Diante destes achados, os pesquisadores propõem dois cenários básicos. No primeiro, menos provável, dois grupos distintos que já haviam divergido dos habitantes do Leste da Ásia atravessaram a ponte de terra do Estreito de Bering há entre 35 mil e 20 mil anos. Mas enquanto um deles permaneceu isolado no extremo Norte das Américas, formando os “Antigos Beríngeos”, o outro acabou seguindo para o Sul a partir de cerca de 15 mil anos atrás, pelo litoral ou através de passagens nas geleiras então já começando a derreter e deu origem às populações nativo-americanas atuais.

Por sua vez, no segundo cenário, considerado mais provável pelos pesquisadores, uma única população original que divergiu das tribos da Sibéria atravessou a ponte de terra do Estreito de Bering também entre 35 mil e 20 mil anos. Mas depois, já nas Américas, parte ficou isolada no extremo Norte do continente e acabou divergindo da outra que foi para o Sul.
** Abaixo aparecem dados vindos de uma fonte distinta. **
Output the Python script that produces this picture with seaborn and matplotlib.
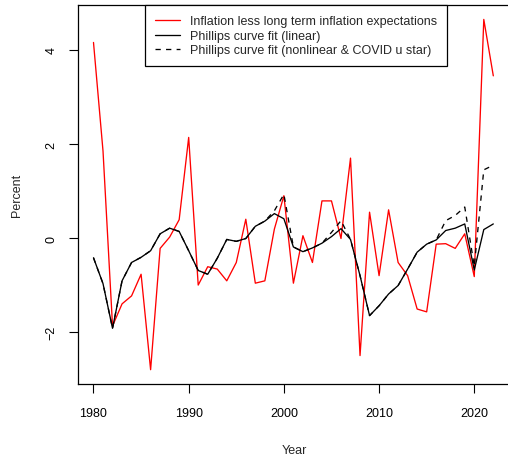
import matplotlib
matplotlib.use("Agg")
import matplotlib.pyplot as plt
import seaborn as sns

# Inflation gap vs Phillips curve fits, 1980-2022
years = list(range(1980, 2023))

inflation_gap = [4.16, 1.85, -1.87, -1.40, -1.23, -0.77, -2.80, -0.22, 0.02, 0.39,
                 2.14, -1.00, -0.61, -0.66, -0.91, -0.52, 0.40, -0.96, -0.91, 0.19,
                 0.90, -0.96, 0.05, -0.52, 0.79, 0.79, -0.01, 1.70, -2.50, 0.55,
                 -0.80, 0.60, -0.52, -0.80, -1.51, -1.57, -0.13, -0.12, -0.22, 0.09,
                 -0.82, 4.65, 3.45]

fit_linear = [-0.42, -0.97, -1.92, -0.91, -0.52, -0.41, -0.27, 0.09, 0.21, 0.14,
              -0.27, -0.69, -0.77, -0.43, -0.03, -0.07, -0.01, 0.25, 0.36, 0.52,
              0.41, -0.19, -0.29, -0.21, -0.11, 0.03, 0.20, -0.03, -0.80, -1.65,
              -1.44, -1.19, -1.01, -0.66, -0.30, -0.13, -0.04, 0.16, 0.21, 0.30,
              -0.68, 0.18, 0.30]

fit_nonlinear = [-0.42, -0.97, -1.92, -0.91, -0.52, -0.41, -0.27, 0.09, 0.21, 0.14,
                 -0.27, -0.69, -0.77, -0.43, -0.03, -0.07, -0.01, 0.25, 0.36, 0.58,
                 0.93, -0.19, -0.29, -0.21, -0.11, 0.12, 0.37, -0.03, -0.80, -1.65,
                 -1.44, -1.19, -1.01, -0.66, -0.30, -0.13, -0.04, 0.37, 0.48, 0.66,
                 -0.60, 1.45, 1.55]

x_ticks = [1980, 1990, 2000, 2010, 2020]
y_ticks = [-2, 0, 2, 4]

sns.set_style("ticks")
plt.rcParams['font.family'] = ['Liberation Sans', 'DejaVu Sans']

fig = plt.figure(figsize=(5.08, 4.56), dpi=100)
# axes placed in pixels to mimic the R base-graphics layout (right edge cut off)
ax = fig.add_axes([77.5 / 508, (456 - 384.7) / 456, 434 / 508, 378.3 / 456])

sns.lineplot(x=years, y=inflation_gap, ax=ax, color='red', linewidth=0.95,
             label='Inflation less long term inflation expectations')
sns.lineplot(x=years, y=fit_linear, ax=ax, color='black', linewidth=0.95,
             label='Phillips curve fit (linear)')
sns.lineplot(x=years, y=fit_nonlinear, ax=ax, color='black', linewidth=0.95,
             linestyle=(0, (4, 4)),
             label='Phillips curve fit (nonlinear & COVID u star)')

# R style 4% padding; x range stretched so the right border falls off the image
ax.set_xlim(1978.32, 1978.32 + 45.36 * 434 / 431.8)
ax.set_ylim(-3.098, 4.948)
ax.set_xticks(x_ticks)
ax.set_yticks(y_ticks)
ax.set_yticklabels(['\u22122', '0', '2', '4'], rotation=90, va='center')

for side in ['top', 'right', 'bottom', 'left']:
    ax.spines[side].set_visible(True)
    ax.spines[side].set_color('black')
    ax.spines[side].set_linewidth(0.9)

ax.tick_params(axis='both', direction='out', length=6.5, width=0.8,
               color='black', labelsize=9, labelcolor='black')
ax.tick_params(axis='x', pad=10)
ax.tick_params(axis='y', pad=8)

ax.set_xlabel('Year', fontsize=9, labelpad=18)
ax.set_ylabel('Percent', fontsize=9, labelpad=16)

leg = ax.legend(loc='upper left', bbox_to_anchor=(0.156, 1.0), borderaxespad=0,
                fontsize=9, frameon=True, fancybox=False, handlelength=1.95,
                handletextpad=0.85, labelspacing=0.2, borderpad=0.8)
leg.get_frame().set_edgecolor('black')
leg.get_frame().set_linewidth(0.9)
leg.get_frame().set_alpha(1)

fig.savefig('out.png', dpi=100)
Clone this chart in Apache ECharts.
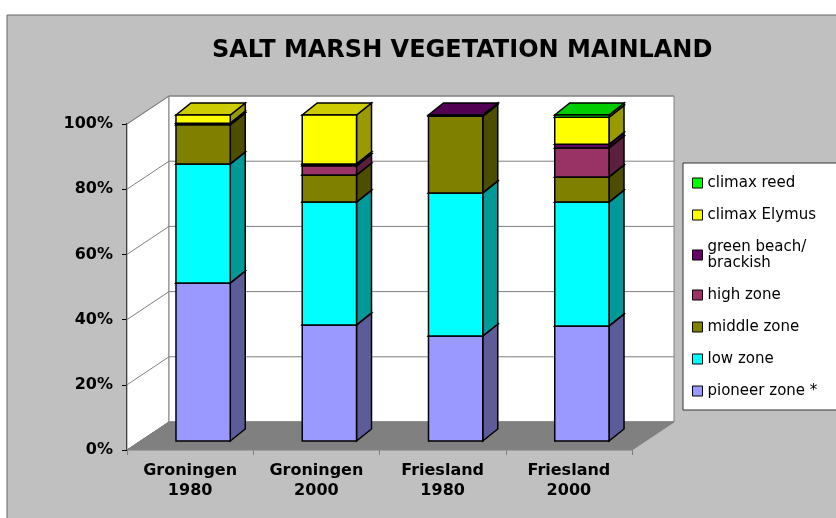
<!DOCTYPE html>
<html>
<head>
<meta charset="utf-8">
<script src="https://cdn.jsdelivr.net/npm/echarts@6/dist/echarts.min.js"></script>
<style>
  html, body { margin: 0; padding: 0; background: #fff; }
  #chart { width: 836px; height: 518px; }
</style>
</head>
<body>
<div id="chart"></div>
<script>
// values in percent
const sites = ["Groningen\n1980", "Groningen\n2000", "Friesland\n1980", "Friesland\n2000"];
const pioneerZone = [48.5, 35.6, 32.2, 35.3];
const lowZone = [36.5, 37.7, 43.9, 38.0];
const middleZone = [12.0, 8.3, 23.5, 7.7];
const highZone = [0, 2.8, 0, 8.9];
const greenBeach = [0.5, 0.6, 0.4, 1.1];
const climaxElymus = [2.5, 15.0, 0, 8.3];
const climaxReed = [0, 0, 0, 0.7];
const yTicks = [0, 20, 40, 60, 80, 100];

const layers = [
  { name: "pioneer zone *", values: pioneerZone, color: "#9999ff" },
  { name: "low zone", values: lowZone, color: "#00ffff" },
  { name: "middle zone", values: middleZone, color: "#808000" },
  { name: "high zone", values: highZone, color: "#993366" },
  { name: "green beach/\nbrackish", values: greenBeach, color: "#660066" },
  { name: "climax Elymus", values: climaxElymus, color: "#ffff00" },
  { name: "climax reed", values: climaxReed, color: "#00ff00" }
];

const FONT = "DejaVu Sans, sans-serif";
// 3d look: walls depth, bar front offset, bar depth
const WALL_DX = 42, WALL_DY = -28;
const FRONT_DX = 13, FRONT_DY = -9;
const BAR_DX = 15, BAR_DY = -12;

function shade(hex, f) {
  const n = parseInt(hex.slice(1), 16);
  const r = Math.round(((n >> 16) & 255) * f);
  const g = Math.round(((n >> 8) & 255) * f);
  const b = Math.round((n & 255) * f);
  return "rgb(" + r + "," + g + "," + b + ")";
}

function barItem(color) {
  return function (params, api) {
    const cat = api.value(0), lo = api.value(1), hi = api.value(2);
    if (hi - lo <= 0) return null;
    const p0 = api.coord([cat, lo]);
    const p1 = api.coord([cat, hi]);
    const bw = api.size([1, 0])[0] * 0.43;
    const x0 = p0[0] - bw / 2 + FRONT_DX, x1 = x0 + bw;
    const yb = p0[1] + FRONT_DY, yt = p1[1] + FRONT_DY;
    return {
      type: "group",
      children: [
        {
          type: "polygon",
          shape: { points: [[x1, yb], [x1 + BAR_DX, yb + BAR_DY], [x1 + BAR_DX, yt + BAR_DY], [x1, yt]] },
          style: { fill: shade(color, 0.6), stroke: "#000", lineWidth: 1.5 }
        },
        {
          type: "polygon",
          shape: { points: [[x0, yt], [x1, yt], [x1 + BAR_DX, yt + BAR_DY], [x0 + BAR_DX, yt + BAR_DY]] },
          style: { fill: shade(color, 0.8), stroke: "#000", lineWidth: 1.5 }
        },
        {
          type: "rect",
          shape: { x: x0, y: yt, width: bw, height: yb - yt },
          style: { fill: color, stroke: "#000", lineWidth: 1.5 }
        }
      ]
    };
  };
}

function wallsItem(params, api) {
  const cs = params.coordSys;
  const l = cs.x, r = cs.x + cs.width, t = cs.y, b = cs.y + cs.height;
  return {
    type: "group",
    children: [
      {
        type: "polygon",
        shape: { points: [[l, t], [l + WALL_DX, t + WALL_DY], [l + WALL_DX, b + WALL_DY], [l, b]] },
        style: { fill: "#fff", stroke: "#808080", lineWidth: 1 }
      },
      {
        type: "rect",
        shape: { x: l + WALL_DX, y: t + WALL_DY, width: r - l, height: b - t },
        style: { fill: "#fff", stroke: "#808080", lineWidth: 1 }
      },
      {
        type: "polygon",
        shape: { points: [[l, b], [r, b], [r + WALL_DX, b + WALL_DY], [l + WALL_DX, b + WALL_DY]] },
        style: { fill: "#808080", stroke: "#808080", lineWidth: 1 }
      }
    ]
  };
}

function gridItem(params, api) {
  const cs = params.coordSys;
  const y = api.coord([0, api.value(1)])[1];
  const l = cs.x, r = cs.x + cs.width;
  return {
    type: "polyline",
    shape: { points: [[l, y], [l + WALL_DX, y + WALL_DY], [r + WALL_DX, y + WALL_DY]] },
    style: { fill: null, stroke: "#808080", lineWidth: 1 }
  };
}

const chart = echarts.init(document.getElementById("chart"));

const series = [
  {
    type: "custom", name: "walls", silent: true, z: 1,
    data: [[0, 0]], renderItem: wallsItem
  },
  {
    type: "custom", name: "gridlines", silent: true, z: 1,
    data: yTicks.map(v => [0, v]), renderItem: gridItem
  }
];
const base = sites.map(() => 0);
layers.forEach(layer => {
  const data = layer.values.map((v, i) => {
    const item = [i, base[i], base[i] + v];
    base[i] += v;
    return item;
  });
  series.push({
    type: "custom",
    name: layer.name,
    z: 3,
    itemStyle: { color: layer.color },
    encode: { x: 0, y: [1, 2] },
    data: data,
    renderItem: barItem(layer.color)
  });
});

const option = {
  backgroundColor: "#fff",
  animation: false,
  textStyle: { fontFamily: FONT },
  title: {
    text: "SALT MARSH VEGETATION MAINLAND",
    left: 207,
    top: 34,
    textStyle: { fontFamily: FONT, fontSize: 24, fontWeight: "bold", color: "#000" }
  },
  graphic: [
    {
      type: "rect", z: -10, silent: true,
      shape: { x: 7, y: 15, width: 840, height: 510 },
      style: { fill: "#c0c0c0", stroke: "#666", lineWidth: 1 }
    },
    {
      type: "rect", z: -5, silent: true,
      shape: { x: 683, y: 163, width: 170, height: 247 },
      style: { fill: "#fff", stroke: "#333", lineWidth: 1 }
    }
  ],
  legend: {
    orient: "vertical",
    left: 687,
    top: 170,
    icon: "rect",
    itemWidth: 10,
    itemHeight: 10,
    itemGap: 16,
    itemStyle: { borderColor: "#000", borderWidth: 1 },
    textStyle: { fontFamily: FONT, fontSize: 15, lineHeight: 16, color: "#000" },
    data: layers.map(l => l.name).reverse()
  },
  grid: { left: 127, top: 124, width: 505, height: 326 },
  xAxis: {
    type: "category",
    data: sites,
    axisLine: { show: false },
    axisTick: { show: true, length: 5, lineStyle: { color: "#808080" } },
    axisLabel: {
      margin: 11,
      fontFamily: FONT, fontSize: 16, fontWeight: "bold", lineHeight: 20, color: "#000"
    }
  },
  yAxis: {
    type: "value",
    min: 0,
    max: 100,
    interval: 20,
    axisLine: { show: true, lineStyle: { color: "#000", width: 2 } },
    axisTick: { show: true, length: 5, lineStyle: { color: "#000" } },
    splitLine: { show: false },
    axisLabel: {
      formatter: "{value}%",
      margin: 14,
      fontFamily: FONT, fontSize: 16, fontWeight: "bold", color: "#000"
    }
  },
  series: series
};

chart.setOption(option);
</script>
</body>
</html>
– Os Antigos Beríngeos divergiram dos outros nativos americanos antes de qualquer população nativa americana arcaica ou atual que teve o genoma sequenciado até agora – resume Eske Willerslev, professor do St John’s College, da Universidade de Cambridge, no Reino Unido, da Universidade de Copenhague, na Dinamarca, e líder da pesquisa. – Eles são basicamente uma relíquia do grupo ancestral que era comum a todos nativos americanos, então os dados de seu sequenciamento genético nos dão um enorme potencial de responder questões relacionadas ao começo da ocupação das Américas. Pudemos demonstrar que este povo provavelmente entrou no Alasca antes de 20 mil anos atrás. Esta pe a primeira vez que temos evidências genômicas diretas de que todos nativos americanos podem ser rastreados de volta no tempo a uma população fonte por um único e fundador evento migratório.